In one of the national Angolan languages called Kimbundu, Semba can also have the meaning of “Umbigada”. Umbigada describes also a dance movement when the contact between the two bodies is provoked by the man who suddenly takes the woman on the hip and brings her towards his belly button. The Umbigada movement is exactly what is still done today in the traditional dance from Angola called Rebita and other African dances.
Semba is the predecessor of a variety of music styles originated from Angola of which three of the most famous are Samba (from Brazil)13, Kizomba (from Angola) and Kuduro.
The cultural origins of Angola are tied to the traditions of the central Bantu people and the ancient kingdom of Kongo. Therefore, Semba music has been much influenced by their tradition. Furthermore, Kazukuta and Kabetule rhythms strongly influenced Semba music as well. We can say that semba is an alteration of the Kazukuta rhythm.
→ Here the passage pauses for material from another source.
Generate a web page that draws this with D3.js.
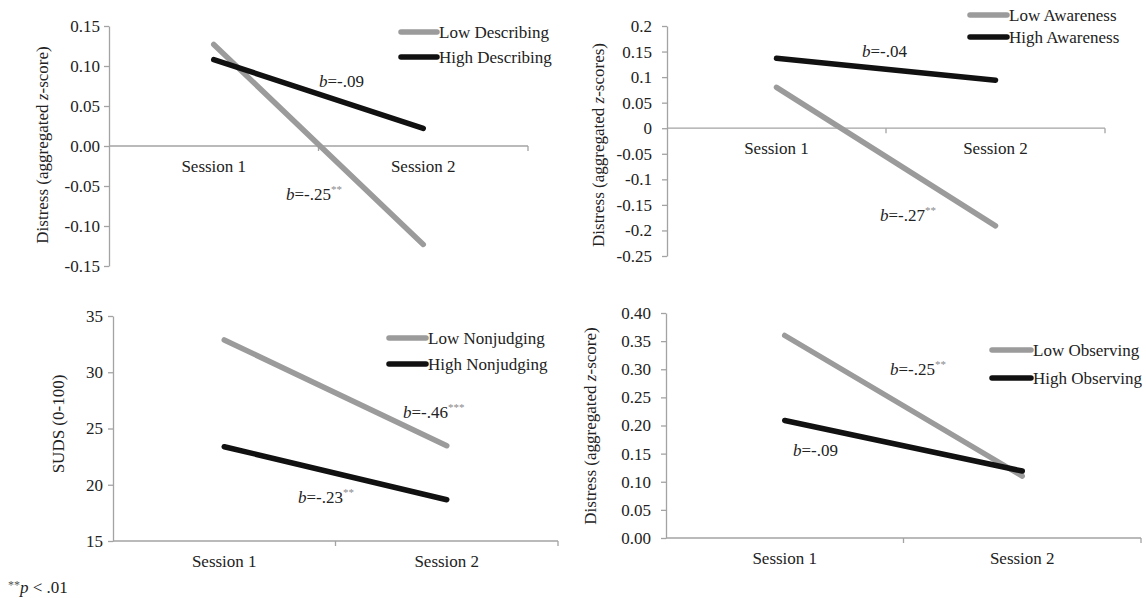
<!DOCTYPE html>
<html>
<head>
<meta charset="utf-8">
<script src="https://cdn.jsdelivr.net/npm/d3@7"></script>
<style>
  body { margin: 0; background: #fff; }
  svg { display: block; }
</style>
</head>
<body>
<svg id="chart" width="1146" height="598"></svg>
<script>
const sessions = ['Session 1', 'Session 2'];

// values
const describingLow = [0.127, -0.123];
const describingHigh = [0.108, 0.022];
const describingTicks = [0.15, 0.10, 0.05, 0, -0.05, -0.10, -0.15];
const describingTickLabels = ['0.15', '0.10', '0.05', '0.00', '-0.05', '-0.10', '-0.15'];

const awarenessLow = [0.080, -0.191];
const awarenessHigh = [0.137, 0.094];
const awarenessTicks = [0.2, 0.15, 0.1, 0.05, 0, -0.05, -0.1, -0.15, -0.2, -0.25];
const awarenessTickLabels = ['0.2', '0.15', '0.1', '0.05', '0', '-0.05', '-0.1', '-0.15', '-0.2', '-0.25'];

const nonjudgingLow = [32.87, 23.47];
const nonjudgingHigh = [23.38, 18.67];
const nonjudgingTicks = [35, 30, 25, 20, 15];
const nonjudgingTickLabels = ['35', '30', '25', '20', '15'];

const observingLow = [0.360, 0.110];
const observingHigh = [0.209, 0.119];
const observingTicks = [0.40, 0.35, 0.30, 0.25, 0.20, 0.15, 0.10, 0.05, 0];
const observingTickLabels = ['0.40', '0.35', '0.30', '0.25', '0.20', '0.15', '0.10', '0.05', '0.00'];

const FONT = '"Liberation Serif", "Times New Roman", "DejaVu Serif", serif';
const COLORS = { low: '#9b9b9b', high: '#111', axis: '#a3a3a3', sup: '#8a8a8a', ink: '#222' };

const panels = [
  {
    low: describingLow, high: describingHigh, ticks: describingTicks, tickLabels: describingTickLabels,
    legend: ['Low Describing', 'High Describing'],
    title: ['Distress (aggregated ', 'z', '-score)'],
    notes: [{ b: '=-.09', sup: '', x: 319, y: 87 }, { b: '=-.25', sup: '**', x: 286, y: 200 }],
    x0: 109, x1: 528, yTop: 26, yBot: 266, pad: 4, baseAtZero: true,
    leg: { x0: 401, x1: 437, y: [32, 57] }, titleAt: [48, 145],
  },
  {
    low: awarenessLow, high: awarenessHigh, ticks: awarenessTicks, tickLabels: awarenessTickLabels,
    legend: ['Low Awareness', 'High Awareness'],
    title: ['Distress (aggregated ', 'z', '-scores)'],
    notes: [{ b: '=-.04', sup: '', x: 862, y: 57 }, { b: '=-.27', sup: '**', x: 880, y: 221 }],
    x0: 667, x1: 1105, yTop: 26, yBot: 256, pad: 10, baseAtZero: true,
    leg: { x0: 970, x1: 1007, y: [15, 37] }, titleAt: [604, 145],
  },
  {
    low: nonjudgingLow, high: nonjudgingHigh, ticks: nonjudgingTicks, tickLabels: nonjudgingTickLabels,
    legend: ['Low Nonjudging', 'High Nonjudging'],
    title: ['SUDS (0-100)'],
    notes: [{ b: '=-.46', sup: '***', x: 403, y: 418 }, { b: '=-.23', sup: '**', x: 298, y: 503 }],
    x0: 113, x1: 558, yTop: 316, yBot: 541, pad: 5, baseAtZero: false,
    leg: { x0: 389, x1: 426, y: [338, 364] }, titleAt: [64, 424],
  },
  {
    low: observingLow, high: observingHigh, ticks: observingTicks, tickLabels: observingTickLabels,
    legend: ['Low Observing', 'High Observing'],
    title: ['Distress (aggregated ', 'z', '-score)'],
    notes: [{ b: '=-.25', sup: '**', x: 890, y: 375 }, { b: '=-.09', sup: '', x: 793, y: 456 }],
    x0: 666, x1: 1141, yTop: 313, yBot: 538, pad: 10, baseAtZero: false,
    leg: { x0: 992, x1: 1031, y: [350, 378] }, titleAt: [596, 426],
  },
];

const svg = d3.select('#chart').attr('font-family', FONT);

panels.forEach(p => {
  const g = svg.append('g');
  const y = d3.scaleLinear()
    .domain([d3.min(p.ticks), d3.max(p.ticks)])
    .range([p.yBot, p.yTop]);
  const xb = d3.scaleBand().domain(sessions).range([p.x0, p.x1]);
  const cx = d => xb(d) + xb.bandwidth() / 2;
  const baseY = p.baseAtZero ? y(0) : p.yBot;

  // y axis
  const yAxis = g.append('g')
    .attr('transform', `translate(${p.x0},0)`)
    .call(d3.axisLeft(y).tickValues(p.ticks)
      .tickFormat((d, i) => p.tickLabels[i])
      .tickSize(5).tickPadding(p.pad).tickSizeOuter(0))
    .attr('font-family', FONT).attr('font-size', 17);
  yAxis.select('.domain').attr('stroke', COLORS.axis).attr('stroke-width', 1.3);
  yAxis.selectAll('.tick line').attr('stroke', COLORS.axis).attr('stroke-width', 1.3);
  yAxis.selectAll('.tick text').attr('fill', COLORS.ink);

  // category axis, ticks sit between categories
  const bounds = sessions.map(s => xb(s)).concat([p.x1]);
  g.append('line').attr('x1', p.x0).attr('x2', p.x1).attr('y1', baseY).attr('y2', baseY)
    .attr('stroke', COLORS.axis).attr('stroke-width', 1.3);
  g.selectAll('.xtick').data(bounds.slice(1)).join('line')
    .attr('x1', d => d).attr('x2', d => d).attr('y1', baseY).attr('y2', baseY + 5)
    .attr('stroke', COLORS.axis).attr('stroke-width', 1.3);
  g.selectAll('.xlab').data(sessions).join('text')
    .attr('x', d => cx(d)).attr('y', baseY + 26)
    .attr('text-anchor', 'middle').attr('font-size', 17).attr('fill', COLORS.ink)
    .text(d => d);

  // lines
  const line = d3.line().x((d, i) => cx(sessions[i])).y(d => y(d));
  [[p.low, COLORS.low], [p.high, COLORS.high]].forEach(([vals, col]) => {
    g.append('path').datum(vals).attr('d', line)
      .attr('fill', 'none').attr('stroke', col)
      .attr('stroke-width', 5.5).attr('stroke-linecap', 'round');
  });

  // legend
  [COLORS.low, COLORS.high].forEach((col, i) => {
    g.append('line').attr('x1', p.leg.x0).attr('x2', p.leg.x1)
      .attr('y1', p.leg.y[i]).attr('y2', p.leg.y[i])
      .attr('stroke', col).attr('stroke-width', 5.5).attr('stroke-linecap', 'round');
    g.append('text').attr('x', p.leg.x1 + 2).attr('y', p.leg.y[i]).attr('dy', '0.35em')
      .attr('font-size', 17).attr('fill', COLORS.ink).text(p.legend[i]);
  });

  // slope notes
  p.notes.forEach(n => {
    const t = g.append('text').attr('x', n.x).attr('y', n.y)
      .attr('font-size', 17).attr('fill', COLORS.ink);
    t.append('tspan').attr('font-style', 'italic').text('b');
    t.append('tspan').text(n.b);
    if (n.sup) t.append('tspan').attr('dy', -7).attr('font-size', 11)
      .attr('fill', COLORS.sup).text(n.sup);
  });

  // y title
  const tt = g.append('text')
    .attr('transform', `translate(${p.titleAt[0]},${p.titleAt[1]}) rotate(-90)`)
    .attr('text-anchor', 'middle').attr('font-size', 17).attr('fill', COLORS.ink);
  p.title.forEach((s, i) => {
    tt.append('tspan').attr('font-style', i === 1 ? 'italic' : null).text(s);
  });
});

// footnote
const fn = svg.append('text').attr('x', 8).attr('y', 593)
  .attr('font-size', 17).attr('fill', COLORS.ink);
fn.append('tspan').attr('font-size', 12).attr('dy', -4).attr('fill', '#555').text('**');
fn.append('tspan').attr('dy', 4).attr('font-style', 'italic').text('p');
fn.append('tspan').text(' < .01');
</script>
</body>
</html>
It is important to understand the lyrics of Semba music. They deal with stories regarding day-to-day life, social events and activities. Often, the message of Semba was also about the freedom of Angola. This was especially relevant during the Angolan War of 1961–1975. Semba lyrics often contained messages of freedom to open the eyes of the people. Tradionally, Semba songs are sung in Kimbundu but also in other national languages such as Umbundo and Kikongo. Other than in Kizomba, Portuguese is not used in traditional Semba music production. However, some young Angolan singers started using Portuguese in modern Semba songs as well.